Volume 35 numéro 26
2 avril
200
1



Caméra de surveillance: les accusés mieux protégés que les employés
Des preuves vidéo ont été acceptées même lorsqu’il y avait vide juridique.

Pour surveiller par caméra une personne soupçonnée de commettre un délit, les policiers ont besoin d’un mandat judiciaire. Mais rien de restreint la surveillance par le même procédé d’un employé par son employeur en dehors des lieux de travail.

«Les droits des accusés sont davantage protégés par les chartes que ceux des travailleurs et surtout des travailleurs d’une entreprise privée», soutient Louise Viau, professeure à la Faculté de droit.

Me Viau a comparé deux jugements qui ont fait jurisprudence sur la question et qui concernaient, d’une part, la surveillance policière de personnes soupçonnées de s’adonner à des jeux de hasard et, d’autre part, la surveillance d’un travailleur en congé de maladie.

Le premier cas, connu sous le nom de l’«affaire Wong», est survenu en Ontario et s’est rendu jusqu’en Cour suprême. En 1990, la Cour statuait que la surveillance par vidéo est assimilable à une perquisition et qu’elle viole l’article de la Charte canadienne des droits et libertés protégeant les individus contre les fouilles et saisies abusives. Un mandat devrait donc être nécessaire pour procéder à ce type de surveillance, comme c’est le cas pour l’écoute électronique. Le Code criminel a été amendé en conséquence en 1993.

Toutefois, malgré le vide juridique, la preuve a été acceptée parce que les policiers avaient agi «en toute bonne foi».


Vie privée
La Cour d’appel du Québec a par la suite été saisie du cas d’un employé congédié après que son employeur eut démontré qu’il avait produit de fausses déclarations sur son état de santé. Des images vidéo prises par une agence de détectives privés le montraient en train d’accomplir des mouvements qu’il disait être incapable de faire. La Cour a dû déterminer si cette procédure violait le droit à la vie privée, protégé par la Charte des droits et libertés de la personne du Québec.

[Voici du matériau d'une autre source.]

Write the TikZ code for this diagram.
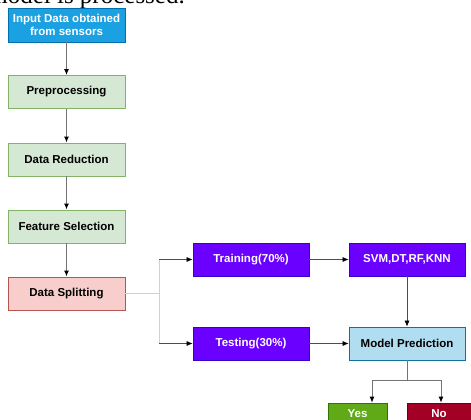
\documentclass[tikz,border=0pt]{standalone}
\usepackage{fontspec}
\setmainfont{Liberation Serif}
\newfontfamily\boxfont{Liberation Sans}
\usetikzlibrary{arrows.meta}
\definecolor{inblue}{HTML}{1BA1E2}
\definecolor{inbluedk}{HTML}{006EAF}
\definecolor{grfill}{HTML}{D5E8D4}
\definecolor{grline}{HTML}{82B366}
\definecolor{rdfill}{HTML}{F8CECC}
\definecolor{rdline}{HTML}{B85450}
\definecolor{pur}{HTML}{6A00FF}
\definecolor{purdk}{HTML}{3700CC}
\definecolor{ltblue}{HTML}{B1DDF0}
\definecolor{ltbluedk}{HTML}{10739E}
\definecolor{yesg}{HTML}{60A917}
\definecolor{yesgdk}{HTML}{2D7600}
\definecolor{nored}{HTML}{A20025}
\definecolor{noreddk}{HTML}{6F0000}
\tikzset{
  box/.style={draw, line width=0.8pt, minimum width=117pt, minimum height=33pt, inner sep=0pt,
    font=\boxfont\bfseries\fontsize{11.5}{13}\selectfont, align=center},
  smallbox/.style={draw, line width=0.8pt, minimum width=59pt, minimum height=30pt, inner sep=0pt,
    font=\boxfont\bfseries\fontsize{11.5}{13}\selectfont, text=white},
  arr/.style={draw=black!55, line width=1.2pt, -{Latex[length=6pt,width=5pt,color=black]}},
  thinarr/.style={draw=black!70, line width=0.6pt, -{Latex[length=6pt,width=5pt,color=black]}},
  lightline/.style={draw=black!18, line width=1pt},
}
\begin{document}
\begin{tikzpicture}[x=1pt,y=-1pt]
\useasboundingbox (0,0) rectangle (471,420);
\clip (0,0) rectangle (471,420);
\node[anchor=base east, font=\fontsize{25}{27}\selectfont, inner sep=0pt] (cap) at (185,4) {model is processed.};
\node[box, fill=inblue, draw=inbluedk, text=white, minimum height=34pt] (input) at (66.5,25) {Input Data obtained\\from sensors};
\node[box, fill=grfill, draw=grline] (pre) at (66.5,92) {Preprocessing};
\node[box, fill=grfill, draw=grline] (red) at (66.5,159.5) {Data Reduction};
\node[box, fill=grfill, draw=grline] (fs) at (66.5,226.5) {Feature Selection};
\node[box, fill=rdfill, draw=rdline] (split) at (66.5,293.5) {Data Splitting};
\node[box, fill=pur, draw=purdk, text=white, minimum width=116pt] (train) at (251,259.5) {Training(70\%)};
\node[box, fill=pur, draw=purdk, text=white, minimum width=116pt] (svm) at (407,259.5) {SVM,DT,RF,KNN};
\node[box, fill=pur, draw=purdk, text=white, minimum width=116pt] (test) at (251,343.5) {Testing(30\%)};
\node[box, fill=ltblue, draw=ltbluedk, minimum width=116pt] (mp) at (407,343.5) {Model Prediction};
\node[smallbox, fill=yesg, draw=yesgdk] (yes) at (357.5,418) {\raisebox{9pt}{Yes}};
\node[smallbox, fill=nored, draw=noreddk, minimum width=64pt] (no) at (439,418) {\raisebox{9pt}{No}};
\coordinate (br) at (159,293.5);
\coordinate (bu) at (159,259.5);
\coordinate (bd) at (159,343.5);
\coordinate (mj) at (407,380);
\coordinate (yj) at (372,380);
\coordinate (nj) at (441,380);
\draw[arr] (input) -- (pre);
\draw[arr] (pre) -- (red);
\draw[arr] (red) -- (fs);
\draw[arr] (fs) -- (split);
\draw[lightline] (split.east) -- (br);
\draw[lightline] (bu) -- (bd);
\draw[thinarr] (bu) -- (train.west);
\draw[thinarr] (bd) -- (test.west);
\draw[thinarr] (train) -- (svm);
\draw[thinarr] (svm) -- (mp);
\draw[thinarr] (test) -- (mp);
\draw[draw=black!55, line width=0.8pt] (mp.south) -- (mj);
\draw[thinarr, draw=black!55, line width=0.8pt] (mj) -- (yj) -- (yj |- yes.north);
\draw[thinarr, draw=black!55, line width=0.8pt] (mj) -- (nj) -- (nj |- no.north);
\end{tikzpicture}
\end{document}
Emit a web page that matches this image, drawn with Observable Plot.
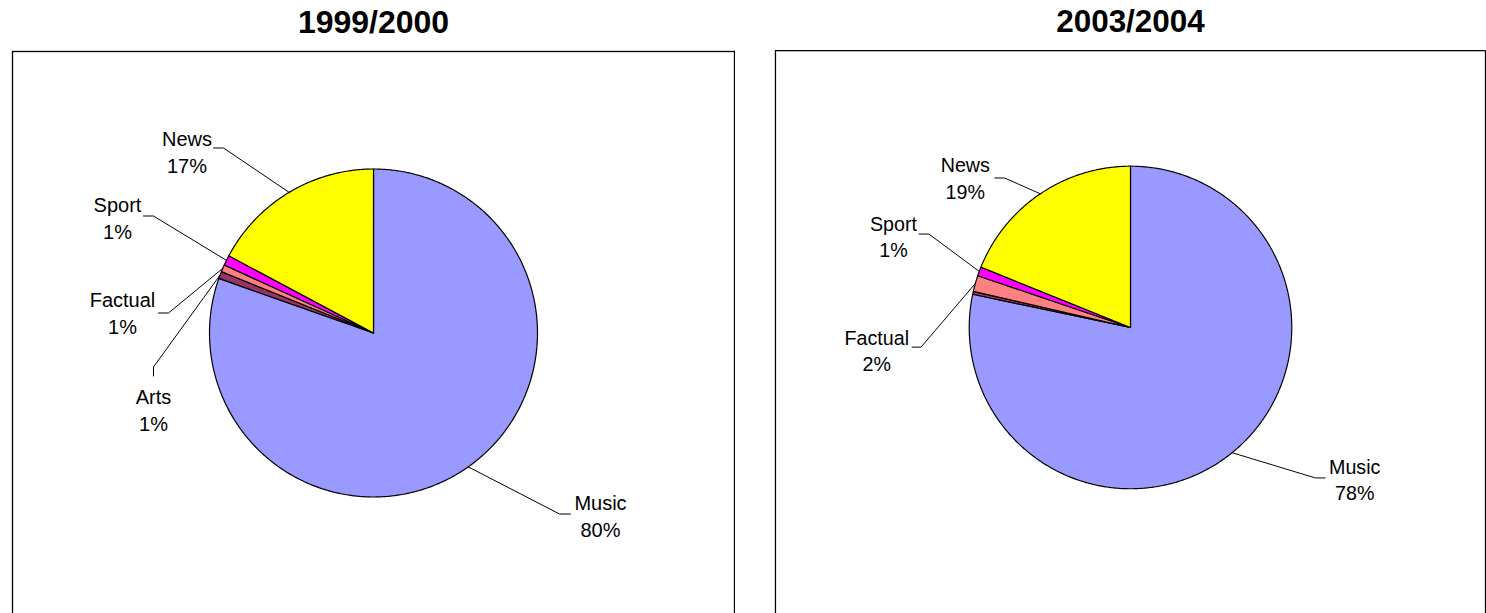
<!DOCTYPE html>
<html><head><meta charset="utf-8">
<script src="https://cdn.jsdelivr.net/npm/d3@7"></script>
<script src="https://cdn.jsdelivr.net/npm/@observablehq/plot@0.6"></script>
<style>
html,body{margin:0;padding:0;background:#fff;overflow:hidden;width:1486px;height:613px}
.panel{position:absolute;top:0}
#c1{left:11px} #c2{left:774px}
svg{font-family:"Liberation Sans",Arial,Helvetica,sans-serif}
</style></head>
<body><div id="c1" class="panel"></div><div id="c2" class="panel"></div>
<script>
// ---- data ----
const categories = ["Music", "Arts", "Factual", "Sport", "News"];
const values1999 = [80.4, 0.7, 0.7, 1.0, 17.2];
const values2003 = [78.3, 0.3, 1.6, 0.9, 18.9];
const titles = ["1999/2000", "2003/2004"];

// ---- styles ----
const sliceColors = ["#9999FF", "#993366", "#FF8080", "#FF00FF", "#FFFF00"];

// ---- label layout (pixel offsets from pie centre, y downward) ----
const layout1999 = {
  News:    {text: [-186.5, -182.5], tail: [-160, -185], elbow: [-150, -185]},
  Sport:   {text: [-256, -116.5],   tail: [-230, -117], elbow: [-220, -117]},
  Factual: {text: [-251, -21],      tail: [-215, -20],  elbow: [-205, -20]},
  Arts:    {text: [-220, 76],       tail: [-220, 43],   elbow: [-220, 34]},
  Music:   {text: [227, 181.5],     tail: [197, 181],   elbow: [186, 181]}
};
const layout2003 = {
  News:    {text: [-168, -153],  tail: [-138, -152], elbow: [-128, -152]},
  Sport:   {text: [-241, -93.5], tail: [-215, -95],  elbow: [-205, -95]},
  Factual: {text: [-258, 22.5],  tail: [-222, 20],   elbow: [-213, 20]},
  Music:   {text: [228, 153.5],  tail: [198, 153],   elbow: [188, 153]}
};

function pieChart(title, values, layout) {
  const R = 164;
  const total = d3.sum(values);
  let acc = 0;
  const slices = categories.map((c, i) => {
    const a0 = acc / total * 2 * Math.PI;
    acc += values[i];
    const a1 = acc / total * 2 * Math.PI;
    return {c, a0, a1, color: sliceColors[i], pct: Math.round(values[i] / total * 100)};
  });
  const pts = [];
  for (const s of slices) {
    pts.push({c: s.c, x: 0, y: 0, color: s.color});
    const n = Math.max(2, Math.ceil((s.a1 - s.a0) / (Math.PI / 360)));
    for (let k = 0; k <= n; k++) {
      const a = s.a0 + (s.a1 - s.a0) * k / n;
      pts.push({c: s.c, x: R * Math.sin(a), y: R * Math.cos(a), color: s.color});
    }
  }
  const leaders = [], labels = [];
  for (const s of slices) {
    const L = layout[s.c];
    if (!L || s.pct === 0) continue;
    const am = (s.a0 + s.a1) / 2;
    leaders.push({c: s.c, x: R * Math.sin(am), y: R * Math.cos(am)});
    leaders.push({c: s.c, x: L.elbow[0], y: -L.elbow[1]});
    leaders.push({c: s.c, x: L.tail[0], y: -L.tail[1]});
    labels.push({x: L.text[0], y: -L.text[1], t: `${s.c}\n${s.pct}%`});
  }
  return Plot.plot({
    width: 724, height: 640,
    marginLeft: 1, marginRight: 1, marginTop: 51, marginBottom: 1,
    x: {domain: [-361, 361], axis: null},
    y: {domain: [-306.5, 281.5], axis: null},
    color: {type: "identity"},
    style: {fontFamily: "'Liberation Sans', Arial, sans-serif", background: "transparent"},
    marks: [
      Plot.frame({stroke: "black", strokeWidth: 1.3}),
      Plot.line(pts, {x: "x", y: "y", z: "c", fill: "color", stroke: "black", strokeWidth: 1.2, curve: "linear-closed", strokeLinejoin: "round"}),
      Plot.line(leaders, {x: "x", y: "y", z: "c", stroke: "black", strokeWidth: 1}),
      Plot.text(labels, {x: "x", y: "y", text: "t", fontSize: 20, lineHeight: 1.35, fill: "black"}),
      Plot.text([title], {text: d => d, frameAnchor: "top", lineAnchor: "middle", dy: -29, fontSize: 32, fontWeight: "bold", fill: "black"})
    ]
  });
}

document.getElementById("c1").append(pieChart(titles[0], values1999, layout1999));
document.getElementById("c2").append(pieChart(titles[1], values2003, layout2003));
</script>
</body></html>
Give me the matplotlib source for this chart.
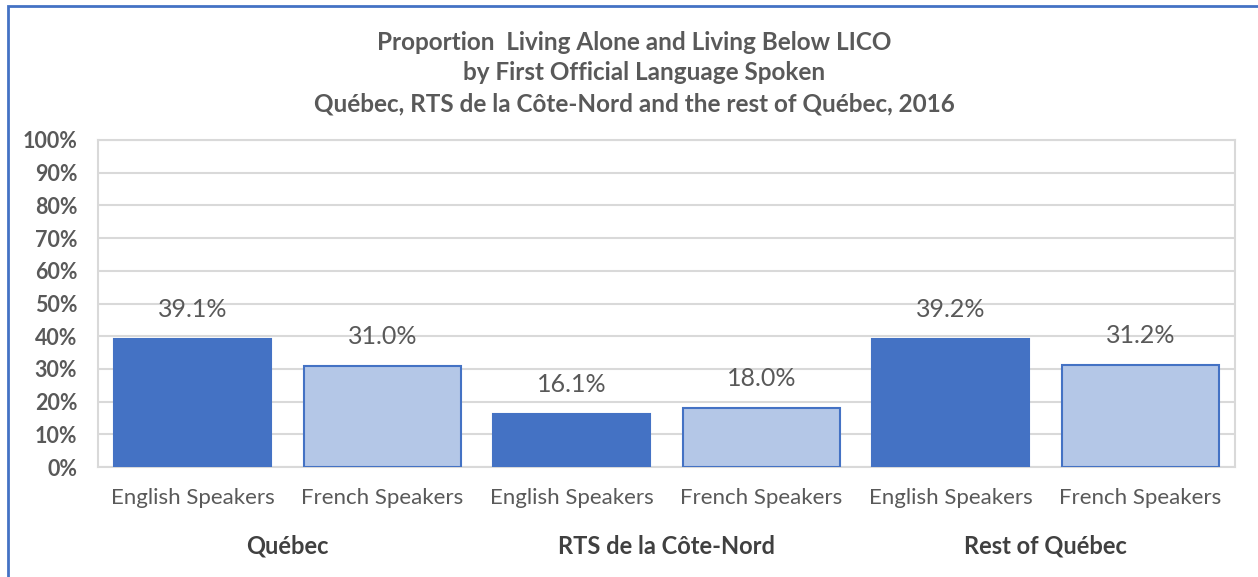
import matplotlib
matplotlib.use("Agg")
import matplotlib.pyplot as plt
from matplotlib.patches import Rectangle
import matplotlib.transforms as mtransforms

plt.rcParams['font.family'] = ['Lato', 'DejaVu Sans']

title_lines = ["Proportion  Living Alone and Living Below LICO",
               "by First Official Language Spoken",
               "Québec, RTS de la Côte-Nord and the rest of Québec, 2016"]
groups = ["Québec", "RTS de la Côte-Nord", "Rest of Québec"]
categories = ["English Speakers", "French Speakers"] * 3
values = [39.1, 31.0, 16.1, 18.0, 39.2, 31.2]
bar_kinds = ["English", "French"] * 3
yticks = list(range(0, 101, 10))

dark = "#4472C4"
light = "#B4C7E7"
textc = "#595959"
gridc = "#D9D9D9"

W, H = 1258, 577
fig = plt.figure(figsize=(W / 100, H / 100), dpi=100)
fig.patch.set_facecolor("white")

# outer chart border (clipped by image edges)
fig.patches.append(Rectangle((8 / W, -0.05), 1.2, 1 - 6 / H + 0.05,
                             transform=fig.transFigure, fill=False,
                             edgecolor=dark, linewidth=2, zorder=0))

ax = fig.add_axes([98 / W, 1 - 467 / H, (1235 - 98) / W, (467 - 140) / H])
x = list(range(len(values)))
colors = [dark if k == "English" else light for k in bar_kinds]
bars = ax.bar(x, values, width=0.83, color=colors, edgecolor=dark,
              linewidth=1.5, zorder=3)

ax.set_xlim(-0.5, len(values) - 0.5)
ax.set_ylim(0, 100)
ax.set_yticks(yticks)
ax.set_yticklabels([f"{t}%" for t in yticks], fontsize=15.5,
                   fontweight="bold", color=textc)
ax.set_xticks(x)
ax.set_xticklabels(categories, fontsize=16, color=textc)
ax.tick_params(axis="both", length=0)
ax.tick_params(axis="x", pad=15)
ax.tick_params(axis="y", pad=15)
ax.yaxis.grid(True, color=gridc, linewidth=1.5, zorder=0)
ax.set_axisbelow(True)
for s in ["left", "right", "bottom", "top"]:
    ax.spines[s].set_color(gridc)
    ax.spines[s].set_linewidth(1.5)

for b, v in zip(bars, values):
    ax.annotate(f"{v:.1f}%", (b.get_x() + b.get_width() / 2, v),
                xytext=(0, 13), textcoords="offset points",
                ha="center", va="bottom", fontsize=18, color=textc)

trans = mtransforms.blended_transform_factory(ax.transData, fig.transFigure)
for i, g in enumerate(groups):
    ax.text(2 * i + 0.5, 1 - 546 / H, g, transform=trans, ha="center",
            va="center", fontsize=17, fontweight="bold", color="#404040")

title_x = [634, 644, 634]
for i, line in enumerate(title_lines):
    fig.text(title_x[i] / W, 1 - (42 + 31 * i) / H, line, ha="center",
             va="center", fontsize=17.5, fontweight="bold", color=textc)

fig.savefig("out.png", dpi=100)
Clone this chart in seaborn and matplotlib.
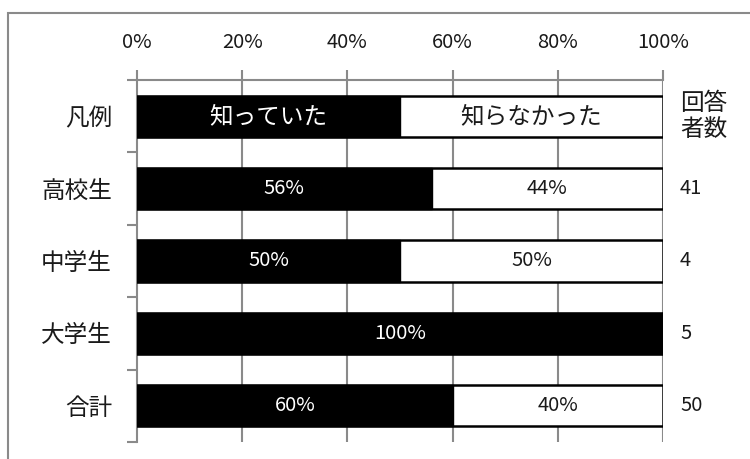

Le jugement rendu en 1999 a reconnu qu’une telle manière d’opérer, bien que portant apparemment atteinte à la vie privée, était admissible parce qu’elle était «justifiée par des motifs rationnels» et «conduite par des moyens raisonnables».

«La Cour d’appel se trouve ainsi à mettre un bémol à un droit garanti tant par la Charte québécoise que par le Code civil, souligne Me Louise Viau. Le droit à la vie privée est seulement protégé contre des atteintes déraisonnables.»

La professeure s’est demandé si cette preuve aurait quand même été acceptée si la Cour d’appel avait conclu qu’il y avait eu violation du droit à la vie privée. La réponse est oui. Le jugement dans cette cause établit une distinction entre procès criminel et procès civil; dans ce dernier cas, la preuve ne serait refusée que si elle déconsidérait l’administration de la justice.

Il y a donc un double régime selon qu’il s’agit d’une cause criminelle ou civile, mais aussi selon la charte invoquée: d’un côté le Parlement canadien a considéré que le droit fondamental qui nous protège contre les fouilles abusives était suffisamment menacé par la surveillance vidéo pour soumettre le travail des policiers et des enquêteurs publics au contrôle judiciaire, alors que le droit à la vie privée protégé par la charte québécoise ne nécessite pas les mêmes contrôles s’il est mis en cause par des détectives privés agissant pour le compte d’un employeur privé.

En outre, dans toutes les causes de ce genre analysées par la professeure Viau dans un article de la Revue internationale de droit comparé, les tribunaux ont conclu à l’admissibilité de la preuve même lorsqu’il y avait eu violation des droits ou vide juridique.

«Ceci n’est pas de nature à encourager la vertu, conclut-elle. En cette époque où des moyens techniques de plus en plus sophistiqués sont mis à la disposition aussi bien des États que des entreprises privées, des multinationales de la production de biens et de services ou des milieux du crime, avons-nous encore une vie privée que des lois peuvent vraiment protéger?»